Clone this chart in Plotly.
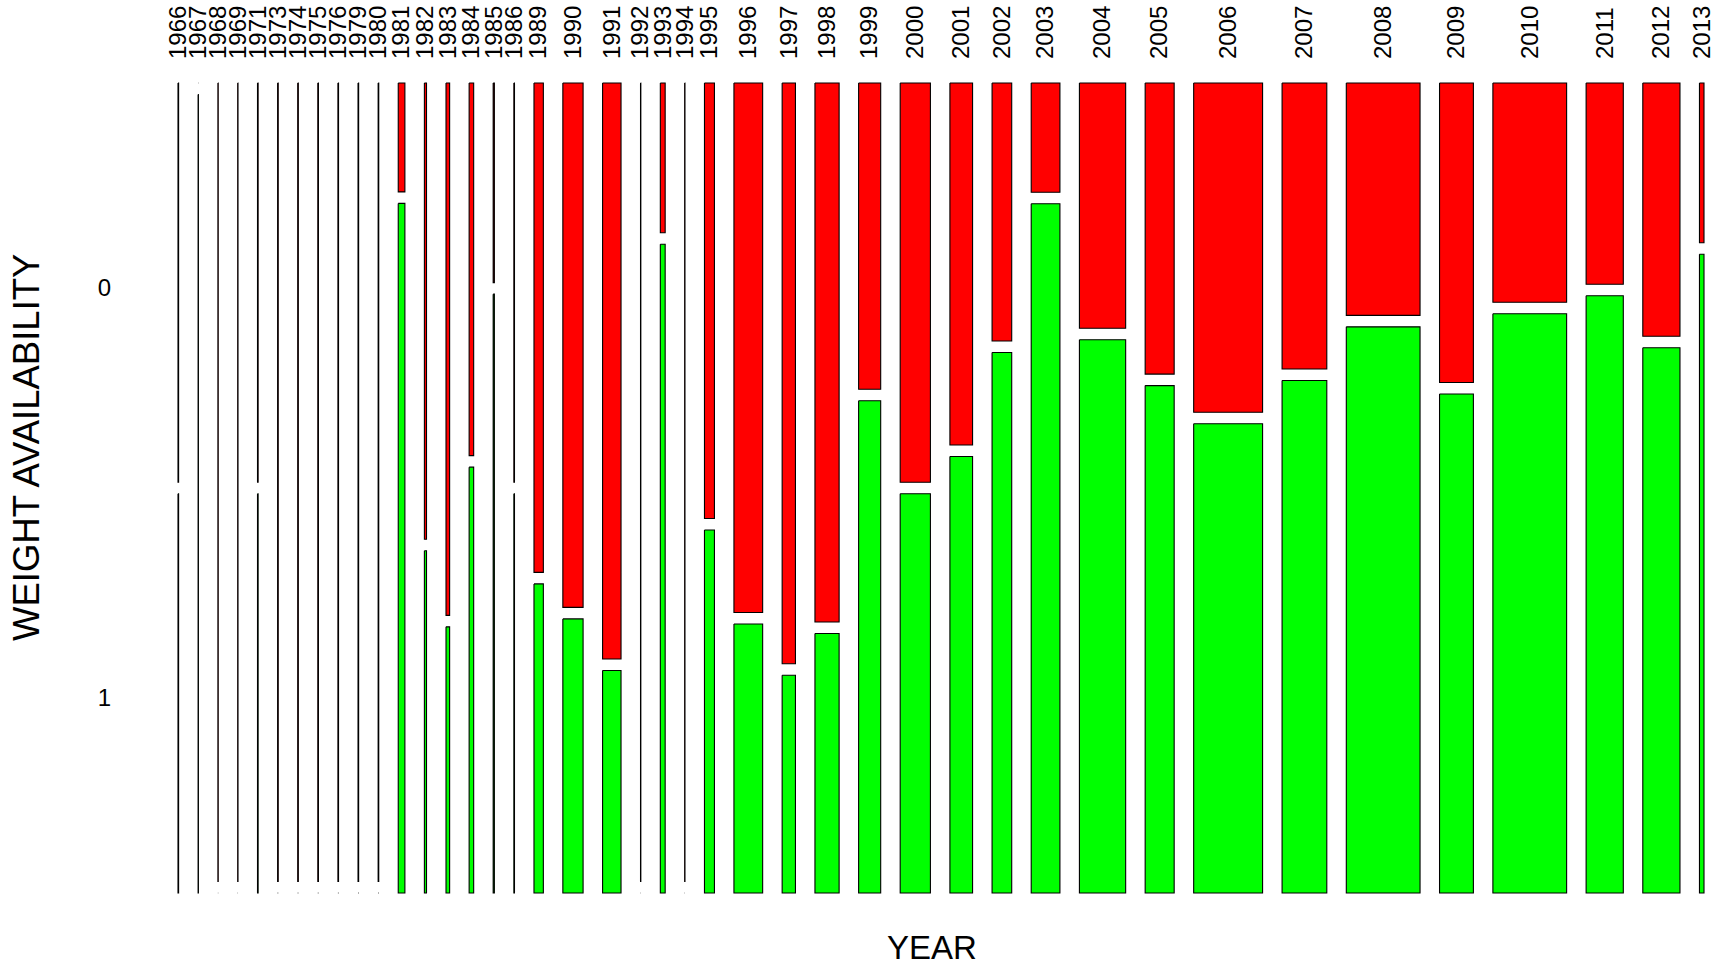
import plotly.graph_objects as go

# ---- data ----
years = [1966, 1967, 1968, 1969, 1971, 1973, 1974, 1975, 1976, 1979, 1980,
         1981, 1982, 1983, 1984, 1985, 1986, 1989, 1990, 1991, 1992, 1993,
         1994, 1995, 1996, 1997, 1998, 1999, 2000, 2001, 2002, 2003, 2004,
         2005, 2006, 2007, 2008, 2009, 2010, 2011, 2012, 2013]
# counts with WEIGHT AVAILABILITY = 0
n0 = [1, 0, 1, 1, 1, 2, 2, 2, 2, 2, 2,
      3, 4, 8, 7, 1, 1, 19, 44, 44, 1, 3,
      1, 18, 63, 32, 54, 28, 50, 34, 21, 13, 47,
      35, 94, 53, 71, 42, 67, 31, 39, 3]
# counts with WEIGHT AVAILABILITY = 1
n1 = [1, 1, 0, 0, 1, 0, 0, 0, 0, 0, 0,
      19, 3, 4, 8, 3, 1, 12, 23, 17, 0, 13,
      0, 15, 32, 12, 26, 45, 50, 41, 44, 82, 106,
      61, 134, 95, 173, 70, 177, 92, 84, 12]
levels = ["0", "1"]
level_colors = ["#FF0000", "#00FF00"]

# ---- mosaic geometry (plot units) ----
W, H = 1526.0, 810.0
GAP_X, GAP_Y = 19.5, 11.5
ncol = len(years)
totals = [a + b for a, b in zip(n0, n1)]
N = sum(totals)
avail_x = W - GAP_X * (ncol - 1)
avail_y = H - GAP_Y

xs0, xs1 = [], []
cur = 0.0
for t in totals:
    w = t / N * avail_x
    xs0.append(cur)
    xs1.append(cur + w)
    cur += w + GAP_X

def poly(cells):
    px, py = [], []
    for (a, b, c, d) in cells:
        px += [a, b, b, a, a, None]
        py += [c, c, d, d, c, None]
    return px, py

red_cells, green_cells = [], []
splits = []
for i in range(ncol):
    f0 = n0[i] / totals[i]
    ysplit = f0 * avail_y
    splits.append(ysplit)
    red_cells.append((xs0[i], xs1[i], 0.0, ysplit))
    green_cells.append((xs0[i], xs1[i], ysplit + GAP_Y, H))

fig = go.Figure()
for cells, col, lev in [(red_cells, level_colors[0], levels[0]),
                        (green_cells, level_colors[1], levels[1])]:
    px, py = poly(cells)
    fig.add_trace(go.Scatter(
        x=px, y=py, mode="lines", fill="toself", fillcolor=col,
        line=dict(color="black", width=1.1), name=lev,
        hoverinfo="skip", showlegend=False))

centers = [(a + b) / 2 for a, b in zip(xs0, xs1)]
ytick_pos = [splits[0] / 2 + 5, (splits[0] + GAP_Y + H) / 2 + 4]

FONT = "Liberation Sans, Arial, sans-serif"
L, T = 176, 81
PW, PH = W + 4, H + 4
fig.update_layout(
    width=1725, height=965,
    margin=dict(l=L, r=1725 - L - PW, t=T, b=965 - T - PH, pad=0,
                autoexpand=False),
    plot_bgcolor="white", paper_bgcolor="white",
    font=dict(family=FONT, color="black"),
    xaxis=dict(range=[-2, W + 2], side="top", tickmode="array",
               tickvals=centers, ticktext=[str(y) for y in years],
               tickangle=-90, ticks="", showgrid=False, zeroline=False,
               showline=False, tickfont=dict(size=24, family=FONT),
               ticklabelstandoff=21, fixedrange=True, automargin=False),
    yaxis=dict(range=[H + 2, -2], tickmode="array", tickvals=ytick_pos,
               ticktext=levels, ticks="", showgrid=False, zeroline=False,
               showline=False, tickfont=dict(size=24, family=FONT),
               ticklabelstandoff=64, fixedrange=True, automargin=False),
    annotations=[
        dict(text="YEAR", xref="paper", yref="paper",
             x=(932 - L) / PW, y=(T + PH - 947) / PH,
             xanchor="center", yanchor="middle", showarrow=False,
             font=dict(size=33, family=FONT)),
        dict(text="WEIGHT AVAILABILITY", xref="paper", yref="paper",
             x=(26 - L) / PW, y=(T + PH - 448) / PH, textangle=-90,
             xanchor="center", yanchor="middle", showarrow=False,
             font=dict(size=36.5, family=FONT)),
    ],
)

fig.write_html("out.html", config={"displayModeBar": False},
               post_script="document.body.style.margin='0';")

◇ ◇ ◇ ◇ ◇

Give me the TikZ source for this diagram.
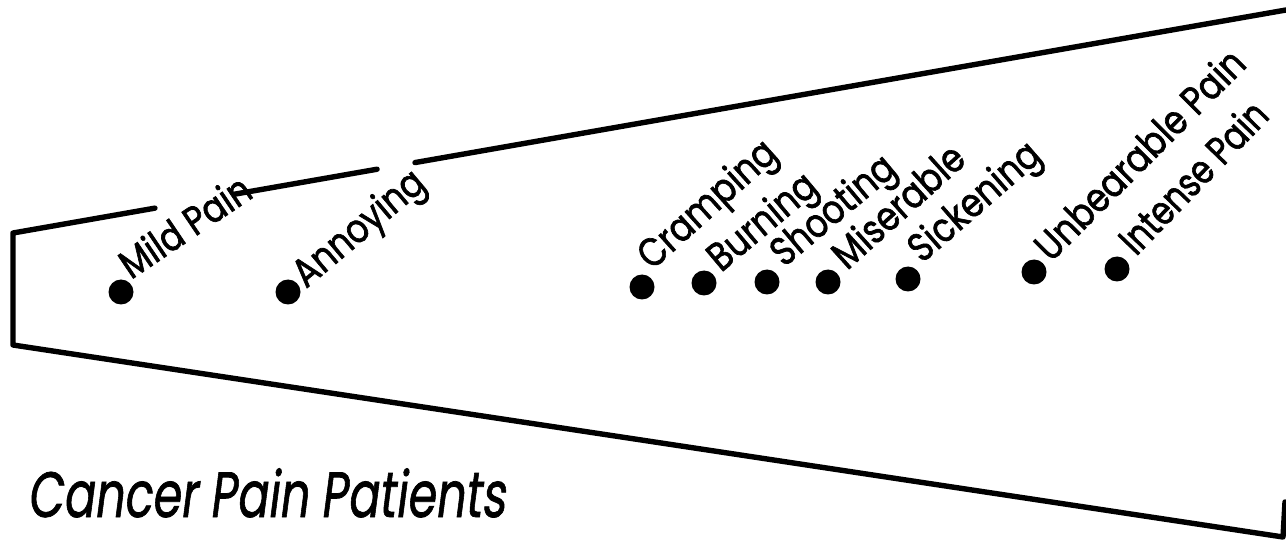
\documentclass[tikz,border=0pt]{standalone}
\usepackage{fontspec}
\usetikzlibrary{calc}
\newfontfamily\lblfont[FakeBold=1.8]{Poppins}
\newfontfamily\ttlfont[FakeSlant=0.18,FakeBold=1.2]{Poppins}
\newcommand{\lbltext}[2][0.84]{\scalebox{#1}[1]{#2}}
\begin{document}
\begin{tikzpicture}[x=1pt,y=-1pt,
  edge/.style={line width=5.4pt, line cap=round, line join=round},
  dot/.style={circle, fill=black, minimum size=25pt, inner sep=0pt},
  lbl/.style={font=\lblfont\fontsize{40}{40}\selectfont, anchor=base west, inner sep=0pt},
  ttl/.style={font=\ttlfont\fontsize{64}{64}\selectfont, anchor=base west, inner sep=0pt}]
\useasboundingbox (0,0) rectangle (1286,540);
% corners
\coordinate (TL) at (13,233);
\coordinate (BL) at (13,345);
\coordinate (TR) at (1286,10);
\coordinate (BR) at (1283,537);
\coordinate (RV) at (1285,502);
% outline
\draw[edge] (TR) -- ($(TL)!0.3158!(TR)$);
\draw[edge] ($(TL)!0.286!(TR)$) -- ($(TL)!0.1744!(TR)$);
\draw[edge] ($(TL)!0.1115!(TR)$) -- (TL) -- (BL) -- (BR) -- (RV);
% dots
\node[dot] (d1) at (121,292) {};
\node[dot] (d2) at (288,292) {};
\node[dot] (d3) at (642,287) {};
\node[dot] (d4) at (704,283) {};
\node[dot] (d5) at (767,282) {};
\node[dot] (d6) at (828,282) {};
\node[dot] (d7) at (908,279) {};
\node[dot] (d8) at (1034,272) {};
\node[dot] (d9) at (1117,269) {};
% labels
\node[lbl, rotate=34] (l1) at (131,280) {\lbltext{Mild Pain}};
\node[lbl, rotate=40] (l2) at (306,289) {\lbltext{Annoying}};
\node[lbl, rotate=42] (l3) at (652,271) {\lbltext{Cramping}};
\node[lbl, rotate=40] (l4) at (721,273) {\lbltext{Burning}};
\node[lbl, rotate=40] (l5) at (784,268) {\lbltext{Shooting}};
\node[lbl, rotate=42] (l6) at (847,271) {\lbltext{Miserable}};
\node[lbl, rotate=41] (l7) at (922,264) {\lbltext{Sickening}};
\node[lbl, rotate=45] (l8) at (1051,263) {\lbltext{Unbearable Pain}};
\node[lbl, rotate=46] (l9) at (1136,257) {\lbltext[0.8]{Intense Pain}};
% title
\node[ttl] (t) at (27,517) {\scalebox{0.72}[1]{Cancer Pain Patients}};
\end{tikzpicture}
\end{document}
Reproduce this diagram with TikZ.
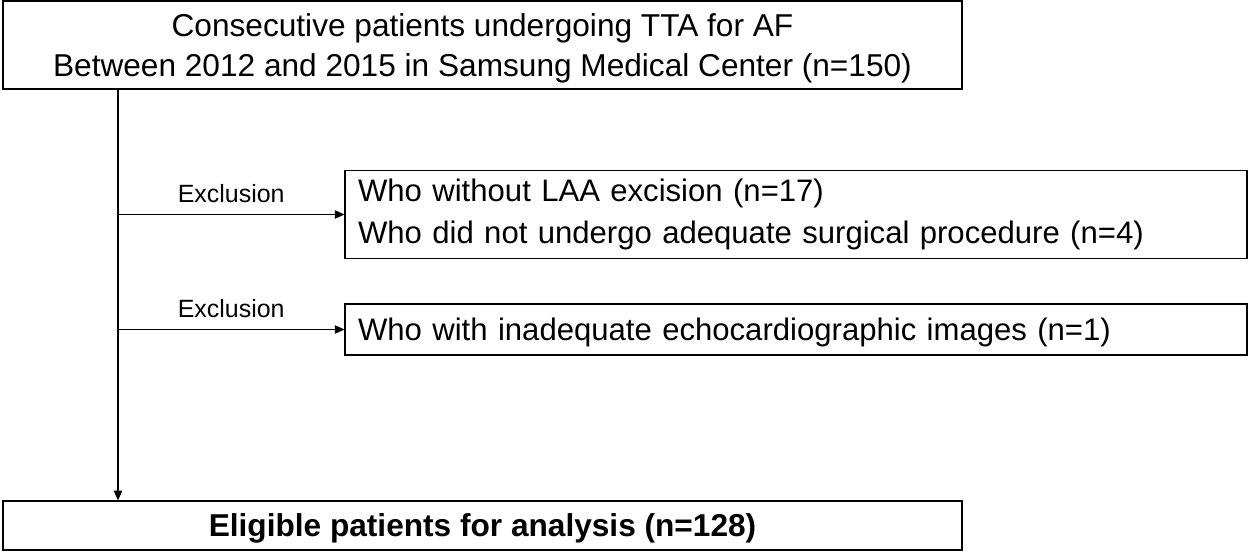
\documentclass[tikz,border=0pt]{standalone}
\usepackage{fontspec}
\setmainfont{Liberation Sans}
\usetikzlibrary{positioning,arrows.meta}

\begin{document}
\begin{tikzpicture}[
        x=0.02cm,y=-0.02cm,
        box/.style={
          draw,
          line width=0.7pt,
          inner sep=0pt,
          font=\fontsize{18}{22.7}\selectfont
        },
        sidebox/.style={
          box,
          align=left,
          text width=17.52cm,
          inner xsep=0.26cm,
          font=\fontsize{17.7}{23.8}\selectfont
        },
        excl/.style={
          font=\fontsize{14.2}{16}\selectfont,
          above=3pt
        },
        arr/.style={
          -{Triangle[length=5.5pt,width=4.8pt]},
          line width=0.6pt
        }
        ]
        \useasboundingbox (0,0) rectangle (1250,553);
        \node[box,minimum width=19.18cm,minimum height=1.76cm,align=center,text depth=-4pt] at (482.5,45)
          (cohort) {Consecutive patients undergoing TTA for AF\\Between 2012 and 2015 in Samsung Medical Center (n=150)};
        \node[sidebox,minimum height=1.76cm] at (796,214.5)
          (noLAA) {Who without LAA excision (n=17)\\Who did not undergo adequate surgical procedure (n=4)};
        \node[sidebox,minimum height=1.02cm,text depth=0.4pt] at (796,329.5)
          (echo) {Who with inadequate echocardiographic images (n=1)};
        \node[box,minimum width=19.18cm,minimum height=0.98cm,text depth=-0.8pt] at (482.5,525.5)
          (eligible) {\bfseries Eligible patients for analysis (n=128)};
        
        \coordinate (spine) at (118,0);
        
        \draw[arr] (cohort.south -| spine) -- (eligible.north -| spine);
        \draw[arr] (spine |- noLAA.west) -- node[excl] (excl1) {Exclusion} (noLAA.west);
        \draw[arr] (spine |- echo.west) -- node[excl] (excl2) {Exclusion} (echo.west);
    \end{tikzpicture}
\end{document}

◇ ◇ ◇ ◇ ◇

* EXERCISE DETAILS: Among the entries above, locate the line with "Reproduce this diagram with TikZ." and the line with "(spine) at (118,0);". Give those two lines and all lines between them again, exactly, leaving out the pictures.

* RESULT OF THIS TASK:
Reproduce this diagram with TikZ.
\documentclass[tikz,border=0pt]{standalone}
\usepackage{fontspec}
\setmainfont{Liberation Sans}
\usetikzlibrary{positioning,arrows.meta}

\begin{document}
\begin{tikzpicture}[
        x=0.02cm,y=-0.02cm,
        box/.style={
          draw,
          line width=0.7pt,
          inner sep=0pt,
          font=\fontsize{18}{22.7}\selectfont
        },
        sidebox/.style={
          box,
          align=left,
          text width=17.52cm,
          inner xsep=0.26cm,
          font=\fontsize{17.7}{23.8}\selectfont
        },
        excl/.style={
          font=\fontsize{14.2}{16}\selectfont,
          above=3pt
        },
        arr/.style={
          -{Triangle[length=5.5pt,width=4.8pt]},
          line width=0.6pt
        }
        ]
        \useasboundingbox (0,0) rectangle (1250,553);
        \node[box,minimum width=19.18cm,minimum height=1.76cm,align=center,text depth=-4pt] at (482.5,45)
          (cohort) {Consecutive patients undergoing TTA for AF\\Between 2012 and 2015 in Samsung Medical Center (n=150)};
        \node[sidebox,minimum height=1.76cm] at (796,214.5)
          (noLAA) {Who without LAA excision (n=17)\\Who did not undergo adequate surgical procedure (n=4)};
        \node[sidebox,minimum height=1.02cm,text depth=0.4pt] at (796,329.5)
          (echo) {Who with inadequate echocardiographic images (n=1)};
        \node[box,minimum width=19.18cm,minimum height=0.98cm,text depth=-0.8pt] at (482.5,525.5)
          (eligible) {\bfseries Eligible patients for analysis (n=128)};
        
        \coordinate (spine) at (118,0);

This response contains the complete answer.